Description: Flexera One - IT Asset Management - NA - Inventory Data Delayed
Timeframe: March 25, 2025, 12:00 PM PST to March 28, 2025, 5:30 AM PDT
Incident Summary
On Tuesday, March 25, 2025, at 12:00 PM PST, our teams identified an issue affecting Inventory data uploads in the NAM region. This disruption led to a backlog in the processing of IT Asset Management (ITAM) services across North America (NA), resulting in delays for customers in accessing up-to-date inventory data on the platform. One customer formally reported the issue of outdated inventory data through a support case, which initiated an active investigation by our engineering and support teams.
While a similar situation was noted in the EU environment, the backlog levels there remained minimal and within acceptable operating thresholds. Continuous monitoring confirmed that EU operations were stable, with no reported impact on customers in that region.
The investigation indicated that five customers were primarily affected, with two of them significantly contributing to the backlog. The backlog arose from a surge in inventory data processing demand that processing infrastructure in the NA region struggled to efficiently manage the increased load, resulting in delays in data updates within the platform. Our teams performed several infrastructure enhancements that helped increase the processing and reduce the backlog for all customers. The backlog was cleared for all customers except one . The issue was declared as restored on March 28, 2025, 5:30 AM PDT while our support teams engaged the remaining customer directly to continue with the investigation. Once the system reached sufficient stability, we reverted the infrastructure changes, and the affected customers are no longer hosted on their individual servers.
Root Cause
The backlog arose from a surge in inventory data processing demand, primarily driven by several high-volume customers.
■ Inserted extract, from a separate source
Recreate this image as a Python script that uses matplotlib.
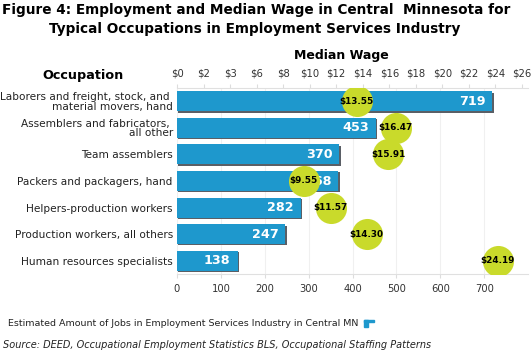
import matplotlib
matplotlib.use("Agg")
import matplotlib.pyplot as plt
from matplotlib.patches import Rectangle

occupations = ["Laborers and freight, stock, and \nmaterial movers, hand",
               "Assemblers and fabricators, \nall other",
               "Team assemblers",
               "Packers and packagers, hand",
               "Helpers-production workers",
               "Production workers, all others",
               "Human resources specialists"]
jobs = [719, 453, 370, 368, 282, 247, 138]
wages = [13.55, 16.47, 15.91, 9.55, 11.57, 14.30, 24.19]
wage_ticks = [0, 2, 4, 6, 8, 10, 12, 14, 16, 18, 20, 22, 24, 26]
wage_tick_labels = ["$0", "$2", "$3", "$6", "$8", "$10", "$12", "$14", "$16",
                    "$18", "$20", "$22", "$24", "$26"]
job_ticks = [0, 100, 200, 300, 400, 500, 600, 700]

W, H = 532, 353
fig = plt.figure(figsize=(W/100, H/100), dpi=100)
fig.patch.set_facecolor("white")
ax = fig.add_axes([177/W, 1-274/H, (528-177)/W, (274-88)/H])
ax.set_xlim(0, 800)
n = len(jobs)
ax.set_ylim(n - 0.5, -0.5)
ys = list(range(n))
bar_color = "#1e98cd"
# shadow
ax.barh([y + 0.05 for y in ys], jobs, height=0.75, left=3, color="#5a5f66", zorder=2)
ax.barh(ys, jobs, height=0.75, color=bar_color, zorder=3)
for y, v in zip(ys, jobs):
    ax.text(v - 16, y, str(v), ha="right", va="center", color="white",
            fontsize=9.2, fontweight="bold", zorder=4)
ax.set_xticks(job_ticks)
ax.set_xticklabels([str(t) for t in job_ticks], fontsize=7.2, color="#333333")
ax.set_yticks(ys)
ax.set_yticklabels(occupations, fontsize=7.6, color="#222222", linespacing=0.95)
ax.tick_params(axis="y", length=0, pad=3)
ax.tick_params(axis="x", length=3, color="#dddddd", pad=4)
ax.grid(axis="x", color="#f0f0f0", linewidth=0.8, zorder=0)
for s in ["top", "right", "left"]:
    ax.spines[s].set_visible(False)
ax.spines["bottom"].set_color("#e0e0e0")

ax2 = ax.twiny()
ax2.set_xlim(0, 26 * 351 / 345)
ax2.set_ylim(ax.get_ylim())
ax2.scatter(wages, ys, s=500, color="#c9da2b", zorder=5, linewidths=0)
for y, w in zip(ys, wages):
    ax2.text(w, y, "${:.2f}".format(w), ha="center", va="center", fontsize=6.4,
             fontweight="bold", color="black", zorder=6)
ax2.set_xticks(wage_ticks)
ax2.set_xticklabels(wage_tick_labels, fontsize=7.2, color="#333333")
ax2.tick_params(axis="x", length=3, color="#dddddd", pad=4)
for s in ["bottom", "right", "left"]:
    ax2.spines[s].set_visible(False)
ax2.spines["top"].set_color("#e0e0e0")

fig.text(256/W, 1-10/H, "Figure 4: Employment and Median Wage in Central  Minnesota for",
         ha="center", va="center", fontsize=9.8, fontweight="bold")
fig.text(255/W, 1-29/H, "Typical Occupations in Employment Services Industry",
         ha="center", va="center", fontsize=9.8, fontweight="bold")
fig.text(341/W, 1-55/H, "Median Wage", ha="center", va="center", fontsize=9,
         fontweight="bold")
fig.text(83/W, 1-75/H, "Occupation", ha="center", va="center", fontsize=9.2,
         fontweight="bold")
fig.text(8/W, 1-324/H, "Estimated Amount of Jobs in Employment Services Industry in Central MN",
         ha="left", va="center", fontsize=6.8, color="#222222")
fig.patches.append(Rectangle((364/W, 1-327/H), 4/W, 7/H, transform=fig.transFigure,
                             color=bar_color))
fig.patches.append(Rectangle((364/W, 1-322/H), 10/W, 2.5/H, transform=fig.transFigure,
                             color=bar_color))
fig.text(3/W, 1-345/H, "Source: DEED, Occupational Employment Statistics BLS, Occupational Staffing Patterns",
         ha="left", va="center", fontsize=7.0, style="italic", color="#222222")

fig.savefig("out.png", dpi=100, facecolor="white")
The shared processing infrastructure in the NA region struggled to efficiently manage the increased load, resulting in delays in data updates within the platform. Processing queues became overwhelmed, and the current prioritization mechanisms proved inadequate to alleviate the congestion during peak load periods.
Remediation Actions
· Infrastructure Segregation: The largest contributing customer was migrated to a dedicated infrastructure with additional servers configured for redundancy. This change resulted in approximately double the previous inventory processing throughput for that customer.
· Expansion of Dedicated Resources: Dedicated infrastructure groups were provisioned for the remaining three high-volume customers to isolate their workloads from the shared environment.
· Configuration Tuning: Processing prioritization rules were adjusted to focus resources on the top three customers with the most significant backlogs.
· Capacity Scaling: An additional processing server was added to the largest contributor's dedicated infrastructure group after backlog growth persisted despite prior changes.
· Product Enhancement Implementation: Our team implemented a product enhancement to improve processing times. A hotfix was deployed that has successfully resulted in significantly improved processing performance.
· Monitoring and Validation: Ongoing monitoring confirmed a steady decline in backlog volumes across all five major impacted customers. The backlog in NA was eventually cleared for all customers except one, whose processing continued to be monitored closely.
· Customer Communication: Support engaged with the remaining affected customer directly and provided timely updates.
Future Preventative Measures
· Infrastructure Scaling Strategy: Evaluate and implement a scalable infrastructure model that allows dynamic allocation of dedicated resources to high-volume tenants.
· Enhanced Processing Prioritization: Develop a more adaptive prioritization framework that responds to real-time backlog growth patterns and tenant processing needs.
· Capacity Planning Improvements: Introduce proactive capacity alerts and automatic workload redistribution to avoid overloading shared infrastructure.